The colour palette was specifically developed and directed throughout the sequence from start to finish. The director was conscious of making the earthy red he wanted for the rocky walls look different on each side of the canyon to indicate which way the light was falling. Mark said, “This was a challenge that had to be managed from shot to shot. We sometimes had to cheat slightly and move the sun’s position to get the correct sort of shading on the walls. The sun might be in the correct position technically, but the resulting shadows may not work visually in the shot. Problems like this can occur on a film set as well. You have to light each scene as a hero shot and establish a flow between them as well.”

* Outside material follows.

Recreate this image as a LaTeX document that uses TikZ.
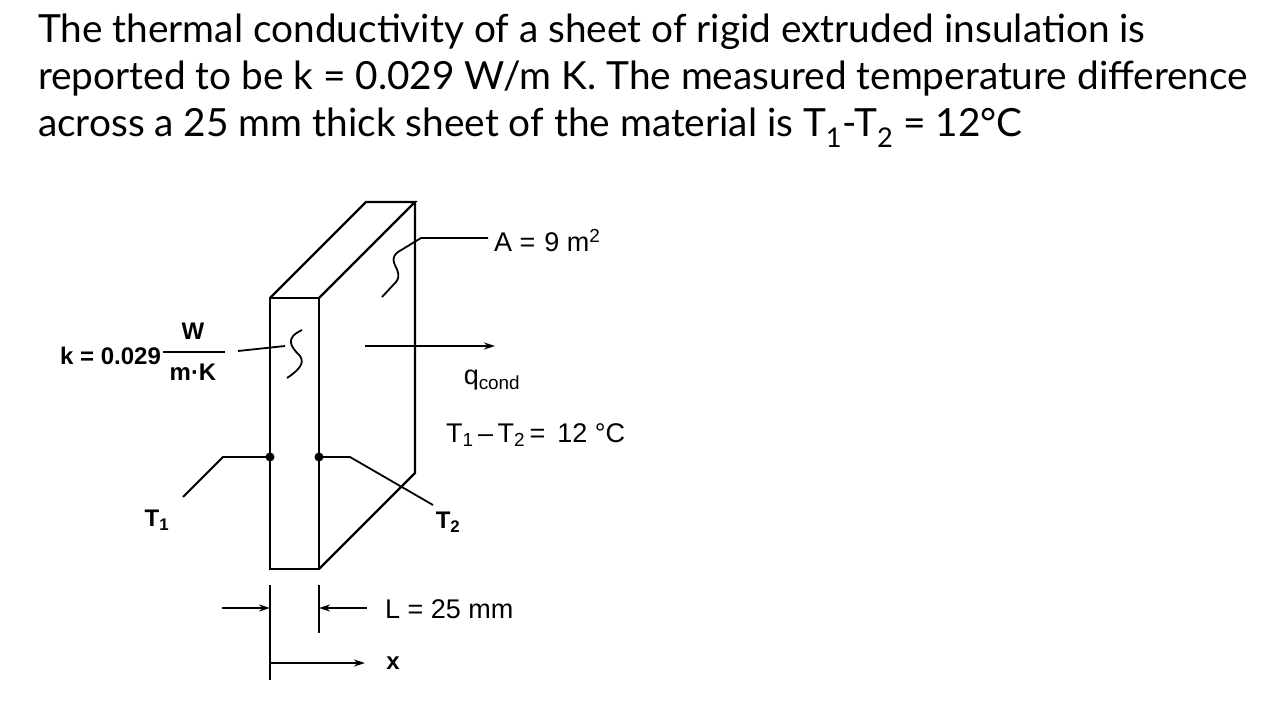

Mark feels the sheer number of creatures in this sequence – the bats, the hero creatures, the wagon, the roadrunners – all chasing, colliding and dropping bombs on each other, are what made this sequence a challenge and a lot of fun for all the departments. “The humour and the emotion had to be maintained as well. When Rango swings up into the wagon seat with Beans, the two lizards share a look revealing several passing emotions in a shot lasting just a few moments. We monitored the light and colour shifts for the whole sequence, which was made up of a lot of shots like this.”

Looking Real
A significant part of the Lucasfilm operation is devoted to developing software to make CG assets, environments and characters look real. ILM’s R&D department, as in most facilities, creates tools for specific tasks, typically beginning with some reference footage from a particular project. Since some projects are years long, some of these tools are the result of longer development than others. But because many of the artists are capable of creating tools or further developing the in-house ones themselves, so ILM’s plug-ins tend to be a combination of specific requests to R&D, plus those invented on the fly.
Mark said, “We have a nice split between types - just-in-time tools and those with longer development. No single person writes them. Although they get approved at some point, people using them have different specialties and may continue development. In short, there wasn’t a dedicated plug-in used exclusively on ‘Rango’. The team had a range of tools available to use and work on, within our own toolset and in Nuke as well.”